>> START Raw records

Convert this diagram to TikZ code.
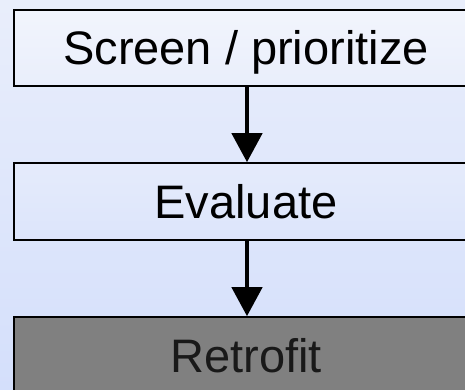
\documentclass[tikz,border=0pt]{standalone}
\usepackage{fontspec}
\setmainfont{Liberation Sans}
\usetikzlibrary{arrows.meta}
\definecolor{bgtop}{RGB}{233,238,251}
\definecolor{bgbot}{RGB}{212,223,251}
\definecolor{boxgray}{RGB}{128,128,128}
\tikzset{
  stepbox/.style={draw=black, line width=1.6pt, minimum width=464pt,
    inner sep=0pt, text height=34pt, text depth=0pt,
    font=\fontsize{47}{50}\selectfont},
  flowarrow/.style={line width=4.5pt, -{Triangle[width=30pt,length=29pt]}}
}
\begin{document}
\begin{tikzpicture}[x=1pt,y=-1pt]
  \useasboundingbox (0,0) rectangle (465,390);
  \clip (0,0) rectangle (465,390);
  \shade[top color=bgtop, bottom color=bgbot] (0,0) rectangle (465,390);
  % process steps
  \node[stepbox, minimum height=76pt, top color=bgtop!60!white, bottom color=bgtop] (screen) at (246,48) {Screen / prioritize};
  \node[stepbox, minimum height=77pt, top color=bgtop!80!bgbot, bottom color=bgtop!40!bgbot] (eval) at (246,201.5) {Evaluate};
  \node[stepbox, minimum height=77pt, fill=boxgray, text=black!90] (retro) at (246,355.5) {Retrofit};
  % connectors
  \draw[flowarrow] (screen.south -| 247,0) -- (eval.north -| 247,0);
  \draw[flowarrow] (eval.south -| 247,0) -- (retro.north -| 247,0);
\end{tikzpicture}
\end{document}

>> END Raw records
>> START Raw records

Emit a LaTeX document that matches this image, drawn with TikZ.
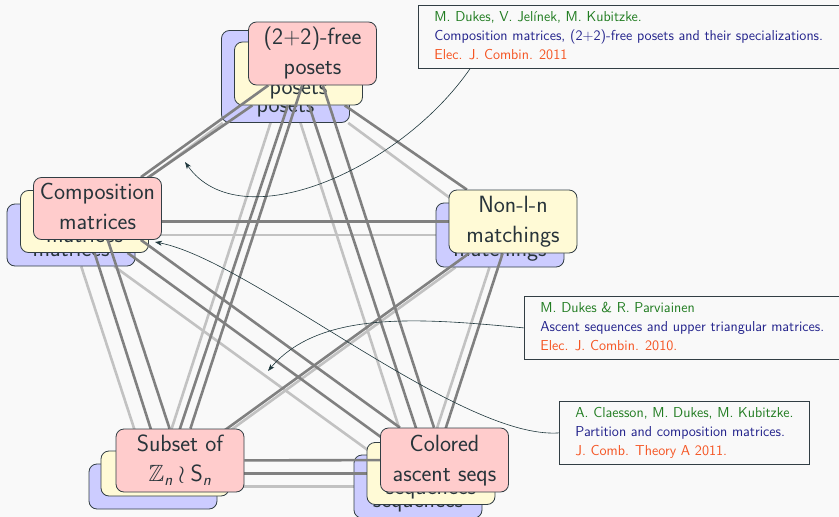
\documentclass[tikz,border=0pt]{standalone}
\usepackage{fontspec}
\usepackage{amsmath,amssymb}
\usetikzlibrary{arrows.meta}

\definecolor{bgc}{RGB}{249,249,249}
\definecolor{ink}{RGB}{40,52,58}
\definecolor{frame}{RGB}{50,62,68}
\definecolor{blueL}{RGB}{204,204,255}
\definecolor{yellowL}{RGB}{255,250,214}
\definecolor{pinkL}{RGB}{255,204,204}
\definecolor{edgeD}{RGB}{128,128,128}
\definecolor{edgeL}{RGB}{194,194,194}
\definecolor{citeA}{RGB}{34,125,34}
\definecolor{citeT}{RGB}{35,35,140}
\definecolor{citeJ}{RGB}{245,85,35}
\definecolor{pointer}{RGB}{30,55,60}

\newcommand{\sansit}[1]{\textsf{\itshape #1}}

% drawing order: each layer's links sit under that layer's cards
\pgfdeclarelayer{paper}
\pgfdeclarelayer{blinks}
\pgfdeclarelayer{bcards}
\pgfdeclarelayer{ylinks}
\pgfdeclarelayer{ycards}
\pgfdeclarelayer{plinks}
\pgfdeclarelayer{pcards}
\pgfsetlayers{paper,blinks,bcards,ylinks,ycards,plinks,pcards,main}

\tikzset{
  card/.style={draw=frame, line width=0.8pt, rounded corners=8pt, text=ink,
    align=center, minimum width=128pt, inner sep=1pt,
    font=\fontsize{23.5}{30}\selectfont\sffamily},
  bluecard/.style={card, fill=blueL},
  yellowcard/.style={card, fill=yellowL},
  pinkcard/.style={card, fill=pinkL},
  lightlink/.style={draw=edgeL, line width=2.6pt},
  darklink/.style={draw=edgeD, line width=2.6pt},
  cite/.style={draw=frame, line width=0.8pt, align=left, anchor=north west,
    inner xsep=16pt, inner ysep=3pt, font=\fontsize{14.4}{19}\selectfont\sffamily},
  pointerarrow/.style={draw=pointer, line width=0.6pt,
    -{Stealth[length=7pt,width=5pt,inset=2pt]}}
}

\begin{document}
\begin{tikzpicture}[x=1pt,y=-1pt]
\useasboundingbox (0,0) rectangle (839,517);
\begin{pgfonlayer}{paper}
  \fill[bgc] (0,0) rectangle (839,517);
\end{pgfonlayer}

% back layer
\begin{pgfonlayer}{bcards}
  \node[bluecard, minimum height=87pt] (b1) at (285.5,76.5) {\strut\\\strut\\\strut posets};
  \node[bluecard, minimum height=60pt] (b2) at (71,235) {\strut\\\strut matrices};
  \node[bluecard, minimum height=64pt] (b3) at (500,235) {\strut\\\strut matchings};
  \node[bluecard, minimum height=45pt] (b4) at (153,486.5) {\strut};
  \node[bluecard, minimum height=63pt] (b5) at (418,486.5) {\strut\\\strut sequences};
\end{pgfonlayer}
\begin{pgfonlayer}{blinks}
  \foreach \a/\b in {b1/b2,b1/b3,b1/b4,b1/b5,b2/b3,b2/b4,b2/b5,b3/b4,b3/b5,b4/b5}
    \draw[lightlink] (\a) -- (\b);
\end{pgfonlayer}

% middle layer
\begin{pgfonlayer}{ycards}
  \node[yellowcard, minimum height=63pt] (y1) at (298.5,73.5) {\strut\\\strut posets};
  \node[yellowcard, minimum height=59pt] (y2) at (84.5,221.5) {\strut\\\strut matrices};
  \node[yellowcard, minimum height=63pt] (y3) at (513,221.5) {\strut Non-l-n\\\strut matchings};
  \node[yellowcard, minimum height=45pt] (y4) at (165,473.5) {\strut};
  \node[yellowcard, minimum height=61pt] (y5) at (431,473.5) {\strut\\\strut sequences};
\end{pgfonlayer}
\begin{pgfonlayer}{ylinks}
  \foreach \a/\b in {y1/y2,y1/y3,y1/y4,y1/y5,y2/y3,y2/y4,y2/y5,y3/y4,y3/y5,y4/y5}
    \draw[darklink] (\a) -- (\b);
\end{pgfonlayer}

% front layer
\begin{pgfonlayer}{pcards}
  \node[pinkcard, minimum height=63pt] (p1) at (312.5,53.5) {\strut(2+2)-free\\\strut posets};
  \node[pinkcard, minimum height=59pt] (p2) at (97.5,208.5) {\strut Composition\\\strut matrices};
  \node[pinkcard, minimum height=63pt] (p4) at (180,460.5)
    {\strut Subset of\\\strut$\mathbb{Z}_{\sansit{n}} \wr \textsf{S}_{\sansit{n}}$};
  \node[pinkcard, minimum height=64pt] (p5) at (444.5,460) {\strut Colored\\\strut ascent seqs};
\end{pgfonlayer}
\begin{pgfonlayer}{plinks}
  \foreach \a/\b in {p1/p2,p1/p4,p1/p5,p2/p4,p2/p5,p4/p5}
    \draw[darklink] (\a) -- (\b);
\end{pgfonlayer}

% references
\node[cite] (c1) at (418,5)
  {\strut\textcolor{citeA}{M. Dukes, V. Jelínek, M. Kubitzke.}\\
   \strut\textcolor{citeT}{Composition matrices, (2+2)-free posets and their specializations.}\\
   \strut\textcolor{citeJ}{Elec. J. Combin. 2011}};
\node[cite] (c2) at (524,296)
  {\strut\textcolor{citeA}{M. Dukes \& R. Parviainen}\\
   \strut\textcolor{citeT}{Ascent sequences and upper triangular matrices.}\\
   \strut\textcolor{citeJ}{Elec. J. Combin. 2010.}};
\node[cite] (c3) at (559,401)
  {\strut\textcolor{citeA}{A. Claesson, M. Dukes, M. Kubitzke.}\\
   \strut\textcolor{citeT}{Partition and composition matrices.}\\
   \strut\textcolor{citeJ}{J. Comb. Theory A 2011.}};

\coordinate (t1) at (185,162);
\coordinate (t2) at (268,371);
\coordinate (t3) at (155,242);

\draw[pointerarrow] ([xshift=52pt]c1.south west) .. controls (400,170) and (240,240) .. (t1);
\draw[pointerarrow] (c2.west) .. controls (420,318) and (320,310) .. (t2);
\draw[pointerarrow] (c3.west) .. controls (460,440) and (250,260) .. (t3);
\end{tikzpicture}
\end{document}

>> END Raw records
>> START Raw records

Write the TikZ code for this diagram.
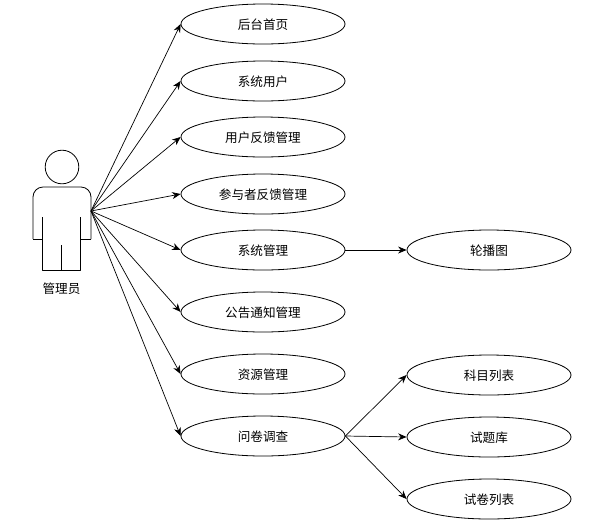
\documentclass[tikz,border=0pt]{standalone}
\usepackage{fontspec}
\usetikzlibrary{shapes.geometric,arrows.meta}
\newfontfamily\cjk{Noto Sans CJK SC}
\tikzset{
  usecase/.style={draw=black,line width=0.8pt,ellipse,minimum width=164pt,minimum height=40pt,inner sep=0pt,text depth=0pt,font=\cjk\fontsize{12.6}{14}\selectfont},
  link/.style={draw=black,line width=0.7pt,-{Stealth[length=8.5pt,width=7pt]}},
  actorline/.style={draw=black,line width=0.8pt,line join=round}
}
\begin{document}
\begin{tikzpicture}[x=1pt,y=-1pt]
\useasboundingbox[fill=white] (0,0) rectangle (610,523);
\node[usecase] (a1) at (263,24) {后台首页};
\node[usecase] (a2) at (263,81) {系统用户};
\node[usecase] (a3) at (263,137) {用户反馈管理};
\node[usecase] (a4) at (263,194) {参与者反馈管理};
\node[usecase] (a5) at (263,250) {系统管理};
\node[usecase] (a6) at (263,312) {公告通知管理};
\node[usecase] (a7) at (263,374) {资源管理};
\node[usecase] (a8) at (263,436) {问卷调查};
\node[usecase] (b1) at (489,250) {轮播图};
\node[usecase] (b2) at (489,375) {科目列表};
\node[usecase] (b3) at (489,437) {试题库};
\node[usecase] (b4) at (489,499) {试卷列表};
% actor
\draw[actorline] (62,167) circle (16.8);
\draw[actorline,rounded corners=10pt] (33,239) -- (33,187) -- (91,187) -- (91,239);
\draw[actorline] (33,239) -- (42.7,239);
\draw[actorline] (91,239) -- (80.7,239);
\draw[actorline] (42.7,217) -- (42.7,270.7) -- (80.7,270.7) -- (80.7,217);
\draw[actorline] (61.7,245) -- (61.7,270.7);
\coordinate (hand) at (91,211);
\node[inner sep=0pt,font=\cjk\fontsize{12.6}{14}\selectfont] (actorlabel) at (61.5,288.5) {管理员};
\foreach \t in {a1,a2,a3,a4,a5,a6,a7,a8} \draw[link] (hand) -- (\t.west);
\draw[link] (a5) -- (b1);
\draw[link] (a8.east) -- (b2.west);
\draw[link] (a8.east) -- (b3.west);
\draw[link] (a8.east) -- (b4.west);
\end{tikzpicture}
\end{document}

>> END Raw records

Problem »
Return each line where "code" shows up.

Task response »
Convert this diagram to TikZ code.
Write the TikZ code for this diagram.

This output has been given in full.